Moshe Safdie's buildings -- from grand libraries to intimate apartment complexes -- explore the qualities of light and the nature of private and public space.
Moshe Safdie's master's thesis quickly became a cult building: his modular "Habitat" apartments for Montreal Expo '67. Within a dizzying pile of concrete, each apartment was carefully sited to have natural light and a tiny, private outdoor space for gardening. These themes have carried forward throughout Safdie's career -- his buildings tend to soak in the light, and to hold cozy, user-friendly spaces inside larger gestures.

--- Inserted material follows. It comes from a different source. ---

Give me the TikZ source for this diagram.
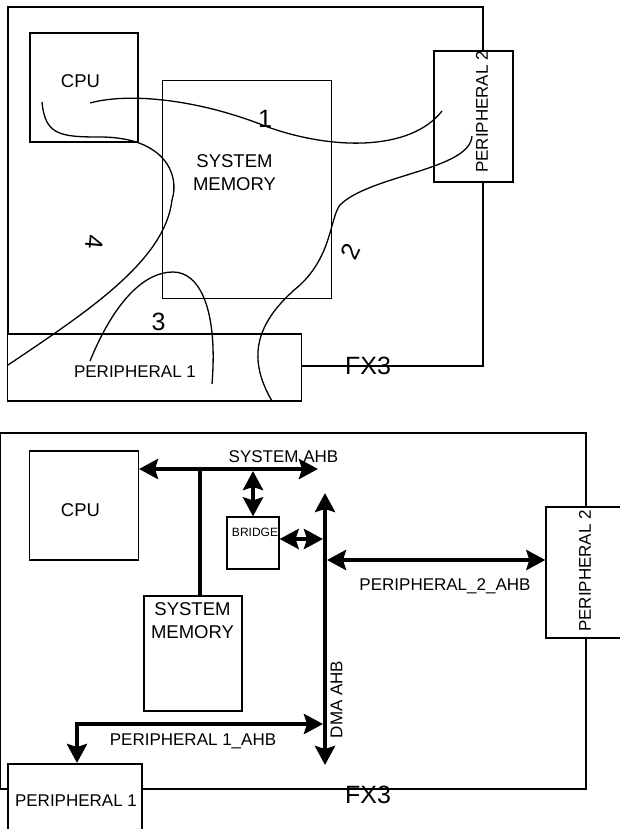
\documentclass[tikz,border=0pt]{standalone}
\usepackage{fontspec}
\setmainfont{Liberation Sans}
\usetikzlibrary{arrows.meta}

\begin{document}
\begin{tikzpicture}[
    x=1pt, y=-1pt,
    block/.style={draw, fill=white, line width=1.3pt, inner sep=0pt},
    frame/.style={line width=1.3pt},
    wire/.style={line width=1.3pt},
    bus/.style={line width=4pt, >={Stealth[length=19pt,width=20pt,inset=3pt]}},
    txt/.style={inner sep=0pt, font=\fontsize{17}{20}\selectfont},
    big/.style={inner sep=0pt, font=\fontsize{18.5}{23}\selectfont},
    num/.style={inner sep=0pt, font=\fontsize{25}{30}\selectfont}
]
\useasboundingbox (0,0) rectangle (619,829);

% Upper view: FX3 boundary
\draw[frame] (8,7) rectangle (483,366);
% Components
\node[block, minimum width=108pt, minimum height=109pt] (cpuA) at (84,87.5) {};
\node[block, minimum width=169pt, minimum height=218pt] (memA) at (247.3,189.8) {};
\node[block, minimum width=79pt, minimum height=131pt] (perTwoA) at (473.5,116.5) {};
\node[block, minimum width=294pt, minimum height=67pt] (perOneA) at (154.8,367.5) {};
\node[big] (cpuAtxt) at (80.5,81.5) {CPU};
\node[big, align=center] (memAtxt) at (234.5,172.5) {SYSTEM\\MEMORY};
\node[txt, rotate=90] (perTwoAtxt) at (482,112) {PERIPHERAL 2};
\node[txt] (perOneAtxt) at (135,372) {PERIPHERAL 1};
\node[num] (fxA) at (368,366) {FX3};
% Data paths
\coordinate (oneS) at (90,103);
\coordinate (oneE) at (442,111);
\coordinate (twoS) at (472,136);
\coordinate (twoE) at (272,401);
\coordinate (threeS) at (90,361);
\coordinate (threeE) at (212,384);
\coordinate (fourS) at (42,102);
\coordinate (fourE) at (8,365);
\draw[wire] (oneS) .. controls (130,92) and (200,100) .. (265,126)
    .. controls (330,150) and (410,152) .. (oneE);
\draw[wire] (twoS) .. controls (470,170) and (370,175) .. (340,205)
    .. controls (330,218) and (332,255) .. (300,285)
    .. controls (258,320) and (245,355) .. (twoE);
\draw[wire] (threeS) .. controls (115,300) and (145,272) .. (173,272)
    .. controls (200,272) and (218,310) .. (threeE);
\draw[wire] (fourS) .. controls (45,135) and (60,137) .. (100,137)
    .. controls (165,137) and (180,175) .. (172,200)
    .. controls (165,260) and (90,310) .. (fourE);
\node[num] (lblOne) at (265,119) {1};
\node[num, rotate=65] (lblTwo) at (351,252) {2};
\node[num] (lblThree) at (158.5,322) {3};
\node[num, rotate=-95] (lblFour) at (94,242) {4};

% Lower view: FX3 boundary
\draw[frame] (0.4,433) rectangle (586,789);
% Components
\node[block, minimum width=109pt, minimum height=109pt] (cpuB) at (84,505.5) {};
\node[block, minimum width=52pt, minimum height=52pt] (bridge) at (253,543) {};
\node[block, minimum width=98pt, minimum height=115pt] (memB) at (193,653.5) {};
\node[block, minimum width=80pt, minimum height=131pt] (perTwoB) at (586,572.5) {};
\node[block, minimum width=134pt, minimum height=76pt] (perOneB) at (75,802) {};
\node[big] (cpuBtxt) at (80.5,510) {CPU};
\node[inner sep=0pt, font=\fontsize{12}{14}\selectfont] (bridgeTxt) at (255,532) {BRIDGE};
\node[big, align=center] (memBtxt) at (192.5,620.5) {SYSTEM\\MEMORY};
\node[txt, rotate=90] (perTwoBtxt) at (585,571) {PERIPHERAL 2};
\node[txt] (perOneBtxt) at (76,801) {PERIPHERAL 1};
\node[num] (fxB) at (368,795) {FX3};
% Buses
\coordinate (sysL) at (139,469);
\coordinate (sysR) at (318,469);
\coordinate (memTap) at (200,469);
\coordinate (brTap) at (253,471);
\coordinate (dmaT) at (325,493);
\coordinate (dmaB) at (325,765);
\coordinate (brHit) at (323,539);
\coordinate (twoHit) at (327,560);
\coordinate (oneHit) at (323,724);
\coordinate (oneDrop) at (77,763);
\draw[bus, <->] (sysL) -- (sysR);
\draw[bus] (memTap) -- (memB.north -| memTap);
\draw[bus, <->] (brTap) -- (bridge.north);
\draw[bus, <->] (bridge.east |- brHit) -- (brHit);
\draw[bus, <->] (dmaB) -- (dmaT);
\draw[bus, <->] (twoHit) -- (perTwoB.west |- twoHit);
\draw[bus, <->] (oneDrop) |- (oneHit);
\node[txt] (sysTxt) at (283.5,456.5) {SYSTEM AHB};
\node[txt, anchor=base] (twoTxt) at (445,590) {PERIPHERAL\_2\_AHB};
\node[txt, anchor=base] (oneTxt) at (193,745) {PERIPHERAL 1\_AHB};
\node[txt, rotate=90] (dmaTxt) at (336.5,699.5) {DMA AHB};
\end{tikzpicture}
\end{document}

He's a triple citizen of Canada, Israel and the United States, three places where the bulk of his buildings can be found: in Canada, the National Gallery in Ottawa, the Montreal Museum of Fine Arts, the Vancouver public library. For Yad Vashem, the Holocaust museum in Jerusalem, he designed the Children's Memorial and the Memorial to the Deportees; he's also built airport terminals in Tel Aviv. In the US, he designed the elegant and understated Peabody Essex Museum in Salem, Masachusetts, and under construction now is the Crystal Bridges Museum in Arkansas, set to open in 2010.
“Beauty connotes humanity. We call a natural object beautiful because we see that its form expresses fitness, the perfect fulfillment of function.”
“He who seeks truth shall find beauty. He who seeks beauty shall find vanity. He who seeks order shall find gratification. He who seeks gratification shall be disappointed. He who considers himself the servant of his fellow beings shall find the joy of self-expression. He who seeks self-expression shall fall into the pit of arrogance.”